January 8, 2015 Trial News
Guardrail manufacturer faces increased scrutiny
Alyssa E. Lambert
As personal injury and wrongful death cases over Trinity Industries, Inc.’s, ET-Plus guardrails—which have impaled vehicles in crashes—continue to mount, a state and two counties have filed suit, and federal and state regulators are bearing down on the embattled manufacturer as well.
Virginia Attorney General Mark Herring has filed a qui tam action against Trinity for selling the unapproved and improperly tested guardrails to the state. This is the first government entity to sue Trinity over its potentially deadly design change to the ET-Plus. The suit seeks civil penalties and costs if testing shows the ET-Plus guardrails must be replaced. (Commonwealth ex rel. Harman v. Trinity Indus., Inc., No. CL13-698 (Va., Richmond Co. Cir. filed Dec. 11, 2014).)
Two Illinois counties have also filed a federal class action on behalf of all the state’s counties against Trinity, alleging it fraudulently covered up the design change and engaged in deceptive trade practices. (Hamilton Co., Ill. v. Trinity Indus., Inc., No. 3:14-cv-01320 (S.D. Ill. filed Nov. 26, 2014).)
In November, the Federal Highway Administration (FHWA) mandated new crash safety tests, as the Products Liability Law Reporter and Trial News previously reported. In December, the Southwest Research Institute in San Antonio, Texas, began testing a sample of Trinity’s ET-Plus guardrails from California’s Department of Transportation (DOT)’s unused inventory. But a handful of states, as well as members of Congress, have also asked Trinity to test guardrail units already installed on the nation’s highways. Testing is scheduled to conclude sometime in January.

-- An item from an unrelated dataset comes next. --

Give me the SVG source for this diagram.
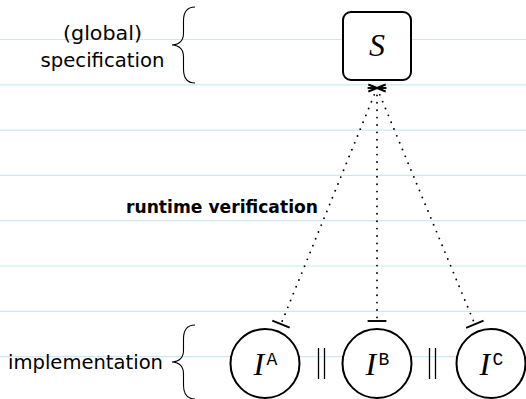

On Dec. 24, the FHWA published a notice on the Federal Register asking the public to report accidents tied to the ET-Plus guardrails, including requesting measurements of the device as found on the roadside. Data must be provided to the agency by Feb. 9, 2015. At least 15 states are reviewing their guardrail inventory to see how many ET-Plus guardrails are on the roads, and the Virginia DOT is soliciting contracting bids to potentially replace the defective guardrails. More than 40 states have stopped installing them.